Mülkiye Teftiş Kurulu Başkan Yardımcısı olarak görev yaparken, 14 Mayıs’ta Kırşehir Valiliği görevine atanan İbrahim Akın’ı geçtiğimiz hafta gazete olarak ziyaret ettik.
1970 yılında Çorum ili, Osmancık ilçesi, İncesu köyünde doğdu. İlkokulu köyünde, ortaokul ve liseyi ise Çorum’da tamamladıktan sonra 1992 yılında Ankara Üniversitesi Siyasal Bilgiler Fakültesinden mezun olan ve 1994 yılında Kastamonu Kaymakam Adayı olarak göreve başlayan Vali İbrahim Akın’ın, Diyarbakır-Kulp, Şanlıurfa-Akçakale ve Eskişehir-İnönü ilçesi Kaymakamı olarak görev yaptıktan sonra 25 Ocak 2006 tarihinde Mülkiye Müfettişliği, 1 Temmuz 2008 tarihinde Mülkiye Başmüfettişliği görevine başladığını öğreniyoruz.

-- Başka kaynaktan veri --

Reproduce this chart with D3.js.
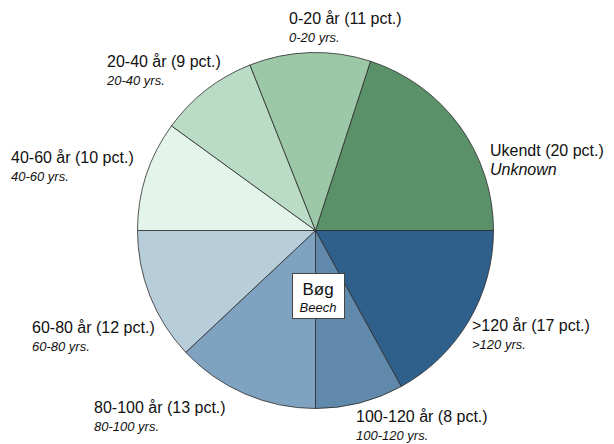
<!DOCTYPE html>
<html>
<head>
<meta charset="utf-8">
<script src="https://cdn.jsdelivr.net/npm/d3@7"></script>
<style>
  html, body { margin: 0; padding: 0; background: #fff; }
  svg { display: block; font-family: "Liberation Sans", Arial, sans-serif; }
</style>
</head>
<body>
<svg id="chart" width="614" height="444"></svg>
<script>
// Age classes of beech stands, share of area in percent
const labelsDa = ["Ukendt", ">120 år", "100-120 år", "80-100 år", "60-80 år", "40-60 år", "20-40 år", "0-20 år"];
const labelsEn = ["Unknown", ">120 yrs.", "100-120 yrs.", "80-100 yrs.", "60-80 yrs.", "40-60 yrs.", "20-40 yrs.", "0-20 yrs."];
const shares = [20, 17, 8, 13, 12, 10, 9, 11];
const colors = ["#5b9168", "#2f5f8b", "#6189ab", "#7ea2c0", "#b8cdda", "#e3f4eb", "#badcc7", "#9dc8a7"];
// label anchor (left x, baseline y of first line)
const labelPos = [[490, 156], [472, 331], [356, 422], [94, 413], [32, 333], [11, 163], [107, 67], [289, 24]];

const svg = d3.select("#chart");
const cx = 315.5, cy = 230.5, r = 178;

const pie = d3.pie().sort(null).value(d => d)
  .startAngle(Math.PI * 0.1).endAngle(Math.PI * 2.1);
const arc = d3.arc().innerRadius(0).outerRadius(r);

const g = svg.append("g").attr("transform", `translate(${cx},${cy})`);
g.selectAll("path")
  .data(pie(shares))
  .join("path")
  .attr("d", arc)
  .attr("fill", (d, i) => colors[i])
  .attr("stroke", "#2b2b2b")
  .attr("stroke-width", 0.8);

// Slice labels
const lab = svg.append("g").attr("fill", "#111");
shares.forEach((v, i) => {
  const [x, y] = labelPos[i];
  lab.append("text")
    .attr("x", x).attr("y", y)
    .attr("font-size", 16)
    .text(`${labelsDa[i]} (${v} pct.)`);
  lab.append("text")
    .attr("x", x).attr("y", y + (i === 0 ? 19 : 18))
    .attr("font-size", i === 0 ? 16 : 13)
    .attr("font-style", "italic")
    .text(labelsEn[i]);
});

// Species box in the middle
const box = svg.append("g");
box.append("rect")
  .attr("x", 292.5).attr("y", 273.5)
  .attr("width", 52).attr("height", 45)
  .attr("fill", "#fff").attr("stroke", "#444").attr("stroke-width", 1);
box.append("text")
  .attr("x", 318).attr("y", 295)
  .attr("text-anchor", "middle").attr("font-size", 17).attr("fill", "#111")
  .text("Bøg");
box.append("text")
  .attr("x", 318).attr("y", 312)
  .attr("text-anchor", "middle").attr("font-size", 13).attr("font-style", "italic").attr("fill", "#111")
  .text("Beech");
</script>
</body>
</html>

2009 yılı Eylül ayından 2013 yılı Ocak ayına kadar geçici görevli olarak Başbakanlıkta görev yapan, 2013 yılında 1 yıl süreyle yurt dışı inceleme ve araştırma görevi kapsamında ABD’de bulunan Vali Akın, 16.04.2015 tarihinden itibaren Mülkiye Teftiş Kurulu Başkan Yardımcısı olarak görev yaparken, Vali Necati Şentürk’ün emekliye ayrılması ile 14 Mayıs 2018 tarihli Bakanlar Kurulu Kararıyla Kırşehir Valiliği görevine atandı.
Ramazandı, seçimdi derken Vali İbrahim Akın’ı makamında ziyaret edip, başarı dileğimizi geçte olsa geçtiğimiz Cuma günü yapabildik.

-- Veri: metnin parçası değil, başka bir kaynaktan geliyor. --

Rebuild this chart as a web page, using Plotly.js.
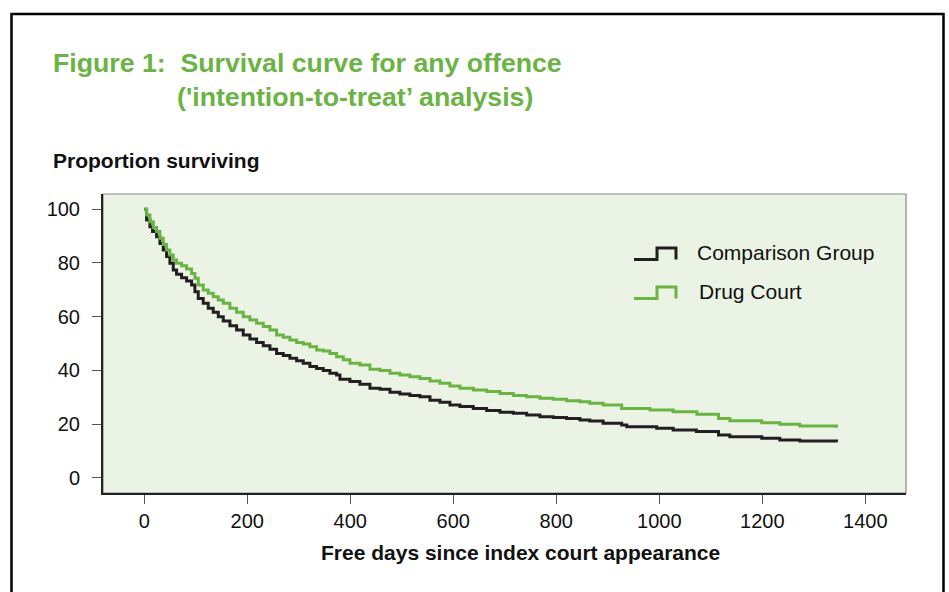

Kendisini biraz daha yakından tanıma fırsatını bulduğumuz Vali İbrahim Akın’a Kırşehir’in eğitim, organize sanayi bölgesi, sağlık, spor gibi konularında çeşitli sorular yönelttik ve kendisi de açık yüreklilikle cevap verirken, Kırşehir’i, kamu kurum ve kuruluşlarını, çalışmaları hakkında yeni yeni bilgiler aldığını ifade etti.

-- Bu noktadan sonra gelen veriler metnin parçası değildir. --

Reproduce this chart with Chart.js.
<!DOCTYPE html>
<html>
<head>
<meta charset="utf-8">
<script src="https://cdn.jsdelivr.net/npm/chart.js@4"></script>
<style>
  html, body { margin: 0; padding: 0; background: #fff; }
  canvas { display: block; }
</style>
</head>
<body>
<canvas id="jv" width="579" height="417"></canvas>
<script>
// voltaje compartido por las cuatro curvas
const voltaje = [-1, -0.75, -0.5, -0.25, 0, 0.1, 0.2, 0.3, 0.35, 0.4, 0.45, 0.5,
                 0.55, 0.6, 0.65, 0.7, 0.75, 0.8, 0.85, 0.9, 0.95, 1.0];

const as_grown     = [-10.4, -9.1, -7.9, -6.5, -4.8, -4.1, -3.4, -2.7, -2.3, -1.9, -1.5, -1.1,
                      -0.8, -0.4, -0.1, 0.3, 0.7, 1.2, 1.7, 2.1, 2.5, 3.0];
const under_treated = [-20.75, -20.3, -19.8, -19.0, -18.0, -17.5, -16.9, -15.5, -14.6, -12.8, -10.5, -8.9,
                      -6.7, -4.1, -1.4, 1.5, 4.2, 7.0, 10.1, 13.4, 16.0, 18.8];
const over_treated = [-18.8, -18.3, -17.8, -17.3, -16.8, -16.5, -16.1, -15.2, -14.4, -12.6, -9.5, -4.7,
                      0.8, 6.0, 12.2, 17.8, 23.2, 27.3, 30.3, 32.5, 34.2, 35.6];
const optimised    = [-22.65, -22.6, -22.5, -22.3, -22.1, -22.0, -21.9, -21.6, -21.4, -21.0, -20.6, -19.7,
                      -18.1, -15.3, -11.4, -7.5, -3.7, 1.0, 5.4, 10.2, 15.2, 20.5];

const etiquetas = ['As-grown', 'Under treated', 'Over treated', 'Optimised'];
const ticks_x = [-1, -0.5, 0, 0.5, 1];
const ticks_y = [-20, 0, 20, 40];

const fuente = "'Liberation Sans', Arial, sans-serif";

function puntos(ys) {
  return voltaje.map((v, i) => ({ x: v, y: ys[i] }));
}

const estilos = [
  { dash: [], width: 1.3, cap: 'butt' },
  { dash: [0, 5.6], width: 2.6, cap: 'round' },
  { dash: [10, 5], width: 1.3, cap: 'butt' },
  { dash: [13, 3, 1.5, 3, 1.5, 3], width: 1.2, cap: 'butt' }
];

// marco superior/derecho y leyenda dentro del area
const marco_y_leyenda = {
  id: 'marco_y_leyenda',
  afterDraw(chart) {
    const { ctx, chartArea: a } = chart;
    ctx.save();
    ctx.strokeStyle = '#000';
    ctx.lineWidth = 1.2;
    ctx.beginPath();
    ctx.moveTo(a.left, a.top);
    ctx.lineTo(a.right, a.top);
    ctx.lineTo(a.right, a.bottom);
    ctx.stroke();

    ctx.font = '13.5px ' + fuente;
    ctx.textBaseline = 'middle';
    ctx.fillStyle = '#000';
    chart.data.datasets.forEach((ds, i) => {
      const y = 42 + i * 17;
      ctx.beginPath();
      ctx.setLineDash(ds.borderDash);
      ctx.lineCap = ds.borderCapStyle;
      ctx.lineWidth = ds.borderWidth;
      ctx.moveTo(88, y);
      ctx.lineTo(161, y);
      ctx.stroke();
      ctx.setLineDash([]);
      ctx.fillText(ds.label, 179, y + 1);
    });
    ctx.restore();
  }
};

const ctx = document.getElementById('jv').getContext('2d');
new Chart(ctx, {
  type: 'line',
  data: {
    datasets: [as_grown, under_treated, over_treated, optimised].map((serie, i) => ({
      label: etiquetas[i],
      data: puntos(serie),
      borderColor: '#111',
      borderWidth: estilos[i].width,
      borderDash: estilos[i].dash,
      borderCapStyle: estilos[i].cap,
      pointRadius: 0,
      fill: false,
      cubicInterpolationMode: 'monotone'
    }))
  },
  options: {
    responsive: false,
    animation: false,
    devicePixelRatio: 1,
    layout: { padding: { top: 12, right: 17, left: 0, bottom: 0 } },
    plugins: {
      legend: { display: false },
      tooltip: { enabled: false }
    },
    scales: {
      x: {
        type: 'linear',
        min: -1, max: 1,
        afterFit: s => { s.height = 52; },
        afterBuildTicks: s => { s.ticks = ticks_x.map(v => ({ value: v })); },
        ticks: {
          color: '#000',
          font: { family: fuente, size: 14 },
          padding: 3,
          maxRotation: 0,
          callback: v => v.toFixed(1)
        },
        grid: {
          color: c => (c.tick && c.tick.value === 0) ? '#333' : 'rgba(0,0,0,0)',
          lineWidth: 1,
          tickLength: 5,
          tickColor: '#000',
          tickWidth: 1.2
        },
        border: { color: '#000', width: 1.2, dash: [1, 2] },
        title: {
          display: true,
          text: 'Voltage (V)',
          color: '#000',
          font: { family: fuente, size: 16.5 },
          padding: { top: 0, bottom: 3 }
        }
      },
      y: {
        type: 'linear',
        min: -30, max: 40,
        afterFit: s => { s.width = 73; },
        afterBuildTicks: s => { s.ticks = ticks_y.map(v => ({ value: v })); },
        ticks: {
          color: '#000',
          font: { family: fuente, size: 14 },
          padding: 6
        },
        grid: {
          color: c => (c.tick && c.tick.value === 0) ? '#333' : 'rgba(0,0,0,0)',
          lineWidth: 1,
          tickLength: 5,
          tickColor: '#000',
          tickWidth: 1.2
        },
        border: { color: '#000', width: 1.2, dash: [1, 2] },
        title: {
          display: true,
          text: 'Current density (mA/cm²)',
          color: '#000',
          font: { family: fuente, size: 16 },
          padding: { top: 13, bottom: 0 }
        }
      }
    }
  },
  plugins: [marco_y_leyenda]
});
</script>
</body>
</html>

Vali Akın’ın genç, dinamik ve çalışkan bir yapıya sahip olduğunu gözlemledim.
Kendisinden önceki her valinin Kırşehir’e hizmetler ettiğine vurgu yapan Vali Akın’ın yoğun ziyaretçi akınından fırsat buldukça Kırşehir’deki yatırımları, çalışmaları, kurum ve kuruluşları tanımak için yoğun bir gayret içinde olduğunu gözlemledim.
Makamında oturan değil, halkla iç içe olacağını gösteren Vali İbrahim Akın, daha öncesi valiler gibi gösteriş ve şovdan uzak, eskort ve koruma istemeden ilçeleri, köyleri, cadde ve sokakları geziyor. Kırşehir’de esnafları ve işyerlerini ziyaret etmesi de bizim gibi bütün Kırşehirlileri de memnun ediyor dersek abartmamış oluruz.
Ben Kırşehir’de nice valiler gördüm, tanıdım. Kimisi akşama kadar makamından dışarı çıkmaz, halkın içine girmez, bir devlet memuru gibi evrak imzalayarak, şov ve gösteriş yapan, “baba vali” unvanıyla günlerini boşa geçirip risk almadan görev yapıp gitti.
Kırşehir’de ismi hatırlanmayan, eser bırakmayan valiler arasına adını yazdırıp gidenler olduğu gibi Kırşehir için risk alan, elini taşın altına değil bedenini koyan, yeri gelince doğru yaptıkları her işin karşısına dikilen iktidarın milletvekillerine ve bakanlarına karşı çıkan bir Vali Mustafa Yıldırım, bir Vali İrfan Kurucu, bir Lütfullah Bilgin gibi valiler geldi, geçti Kırşehir’den…
Bir de elinde Zülfikar kılıcıyla Valilik binasına çıkıp, İsrail’den başlayıp Kudüs’ü fetheden, ona buna bol bol altın dağıtıp, yolda kimi görse, “Yasin Suresini ezberle altın vereceğim! Çocuklarınızı İmam-Hatip’e gönderin!” diyen, hatta bir okulun kantinini kapatıp burayı mescide dönüştüren, gençlere “Ya Allah, Bismillah” diye tekbirler getirtip, “Vali Baba” diye sloganlar attıran bir Vali geldi, geçti Kırşehir’den…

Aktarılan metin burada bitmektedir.